Никола-Святоша подобно Агапиту предсказывает врачу срок смерти, но Петр не в состоянии понять святого. Также значимо, что святой инок пережил врача: он умер спустя 27 лет после Петровой смерти.

Никола-Святоша противопоставлен Петру как выразитель монашеского духа носителю ложных мирских ценностей. Их диалоги - нечто вроде спора между “небом” и “землей”, нечто наподобие прения между вечными и временными ценностями. Никола остается безразличен к искушениям земного мира. Он посрамляет врача (ложного целителя) как реальный целитель и побуждает его стать черноризцем.

Мирская медицина трактуется в этих сказаниях как дисциплина, которая не имеет даже ограниченного применения: она не может спасти человека, более того, она вообще не может помочь человеку. В соответствии с этой точкой зрения, медицина как особая дисциплина попросту не существует. Ее притязание на то, чтобы лечить людей, - в сказаниях патерика представлено как абсолютно несостоятельное. Божественные, сакральные ценности противопоставлены мирским не только как ценностно, качественно иные, но и как ценности – “пустым” ценностям, видимостям, мнимостям.
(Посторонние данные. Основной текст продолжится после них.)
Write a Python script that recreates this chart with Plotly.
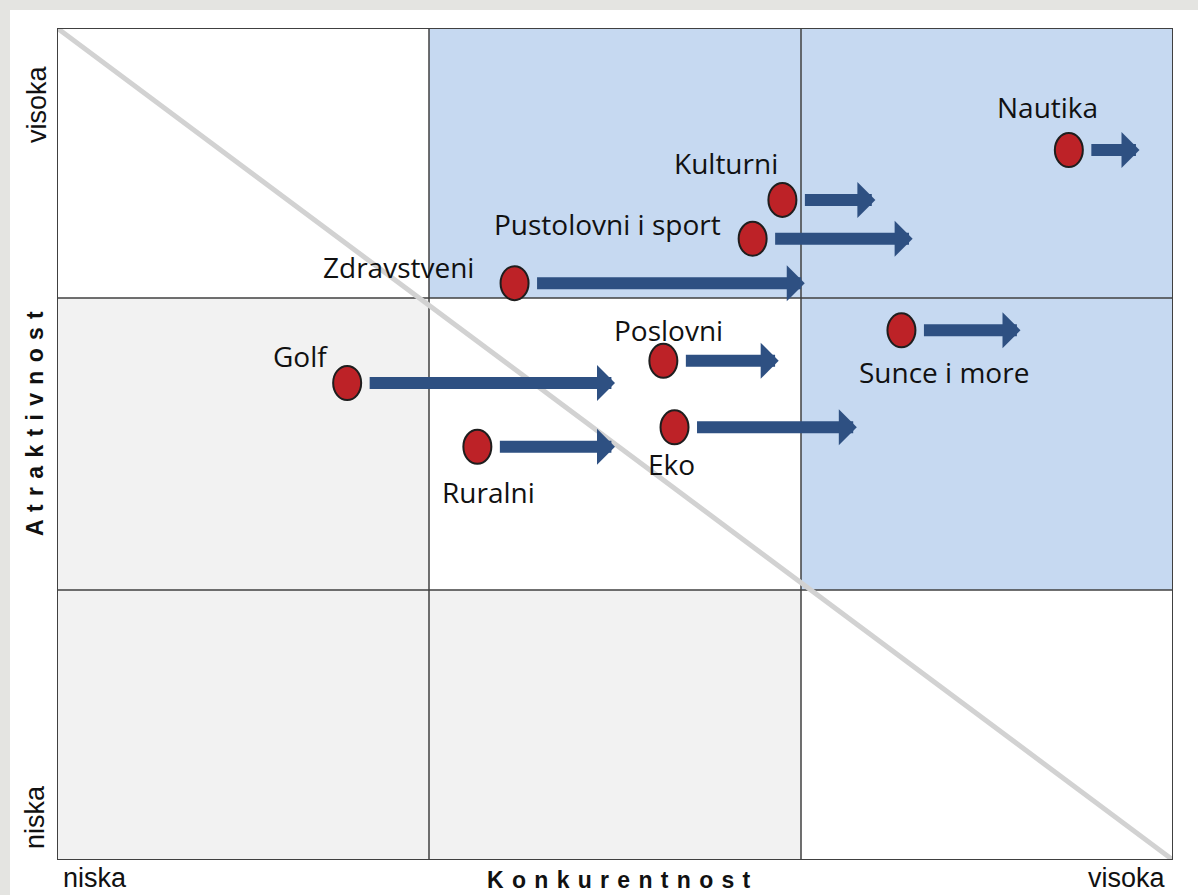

Антитеза “целительство – врачевание” в Киево-Печерском патерике в главном типична для средневековой русской словесности, хотя восприятие врачевания в средневековых русских текстах варьируется. Это противопоставление может быть определено не только как “целительство или врачевание (лечение)”, сколько как – и это будет более точно – “целительство противврачевание”.